Goal: Quote the listing below in full and exactly as written, but omit every picture.

▼▼▼

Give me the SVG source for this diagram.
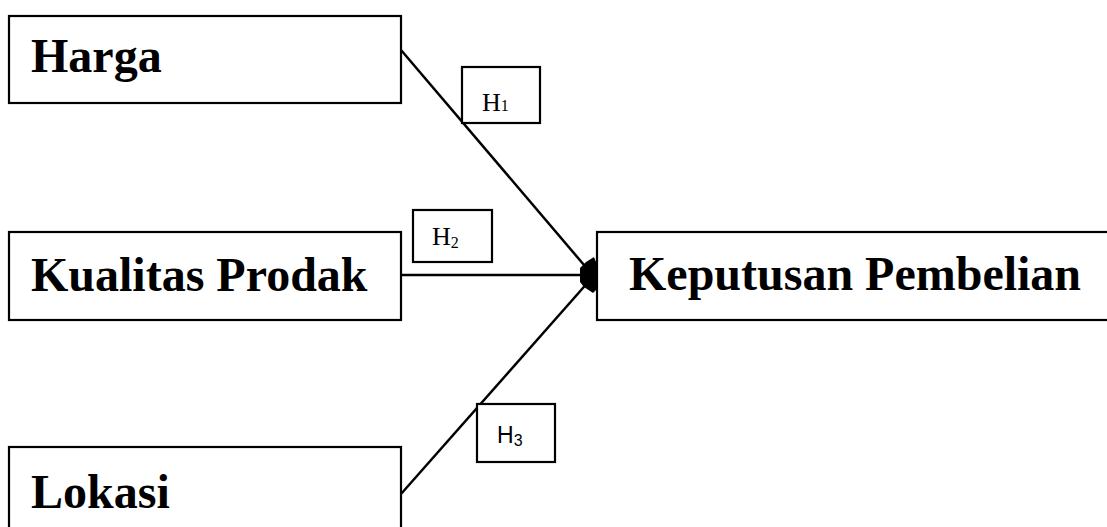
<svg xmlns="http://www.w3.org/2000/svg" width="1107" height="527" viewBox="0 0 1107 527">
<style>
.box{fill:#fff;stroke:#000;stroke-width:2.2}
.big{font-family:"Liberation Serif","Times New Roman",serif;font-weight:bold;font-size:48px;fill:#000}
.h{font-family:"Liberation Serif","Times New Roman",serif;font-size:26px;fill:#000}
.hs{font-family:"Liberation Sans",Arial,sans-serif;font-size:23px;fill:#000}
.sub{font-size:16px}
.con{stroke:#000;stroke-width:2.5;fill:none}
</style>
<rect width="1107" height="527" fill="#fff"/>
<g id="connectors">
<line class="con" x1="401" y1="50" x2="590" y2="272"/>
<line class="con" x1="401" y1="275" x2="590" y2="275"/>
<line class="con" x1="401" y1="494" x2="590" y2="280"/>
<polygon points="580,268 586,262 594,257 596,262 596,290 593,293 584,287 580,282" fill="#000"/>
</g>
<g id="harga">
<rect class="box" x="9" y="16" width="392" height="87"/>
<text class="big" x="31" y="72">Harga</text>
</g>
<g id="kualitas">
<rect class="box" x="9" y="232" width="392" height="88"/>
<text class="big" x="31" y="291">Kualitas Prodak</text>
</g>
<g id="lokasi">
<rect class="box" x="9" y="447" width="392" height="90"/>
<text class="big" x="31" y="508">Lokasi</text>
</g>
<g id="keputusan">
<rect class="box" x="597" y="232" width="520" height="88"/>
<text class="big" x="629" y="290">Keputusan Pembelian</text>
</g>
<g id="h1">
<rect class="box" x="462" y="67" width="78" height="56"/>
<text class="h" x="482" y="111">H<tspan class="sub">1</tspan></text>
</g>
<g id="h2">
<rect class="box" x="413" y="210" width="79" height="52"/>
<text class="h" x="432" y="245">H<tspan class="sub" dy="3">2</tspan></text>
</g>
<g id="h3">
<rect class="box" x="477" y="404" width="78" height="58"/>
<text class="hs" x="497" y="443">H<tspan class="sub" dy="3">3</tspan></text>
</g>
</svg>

▲▲▲

Answer below:
Give me the SVG source for this diagram.
<svg xmlns="http://www.w3.org/2000/svg" width="1107" height="527" viewBox="0 0 1107 527">
<style>
.box{fill:#fff;stroke:#000;stroke-width:2.2}
.big{font-family:"Liberation Serif","Times New Roman",serif;font-weight:bold;font-size:48px;fill:#000}
.h{font-family:"Liberation Serif","Times New Roman",serif;font-size:26px;fill:#000}
.hs{font-family:"Liberation Sans",Arial,sans-serif;font-size:23px;fill:#000}
.sub{font-size:16px}
.con{stroke:#000;stroke-width:2.5;fill:none}
</style>
<rect width="1107" height="527" fill="#fff"/>
<g id="connectors">
<line class="con" x1="401" y1="50" x2="590" y2="272"/>
<line class="con" x1="401" y1="275" x2="590" y2="275"/>
<line class="con" x1="401" y1="494" x2="590" y2="280"/>
<polygon points="580,268 586,262 594,257 596,262 596,290 593,293 584,287 580,282" fill="#000"/>
</g>
<g id="harga">
<rect class="box" x="9" y="16" width="392" height="87"/>
<text class="big" x="31" y="72">Harga</text>
</g>
<g id="kualitas">
<rect class="box" x="9" y="232" width="392" height="88"/>
<text class="big" x="31" y="291">Kualitas Prodak</text>
</g>
<g id="lokasi">
<rect class="box" x="9" y="447" width="392" height="90"/>
<text class="big" x="31" y="508">Lokasi</text>
</g>
<g id="keputusan">
<rect class="box" x="597" y="232" width="520" height="88"/>
<text class="big" x="629" y="290">Keputusan Pembelian</text>
</g>
<g id="h1">
<rect class="box" x="462" y="67" width="78" height="56"/>
<text class="h" x="482" y="111">H<tspan class="sub">1</tspan></text>
</g>
<g id="h2">
<rect class="box" x="413" y="210" width="79" height="52"/>
<text class="h" x="432" y="245">H<tspan class="sub" dy="3">2</tspan></text>
</g>
<g id="h3">
<rect class="box" x="477" y="404" width="78" height="58"/>
<text class="hs" x="497" y="443">H<tspan class="sub" dy="3">3</tspan></text>
</g>
</svg>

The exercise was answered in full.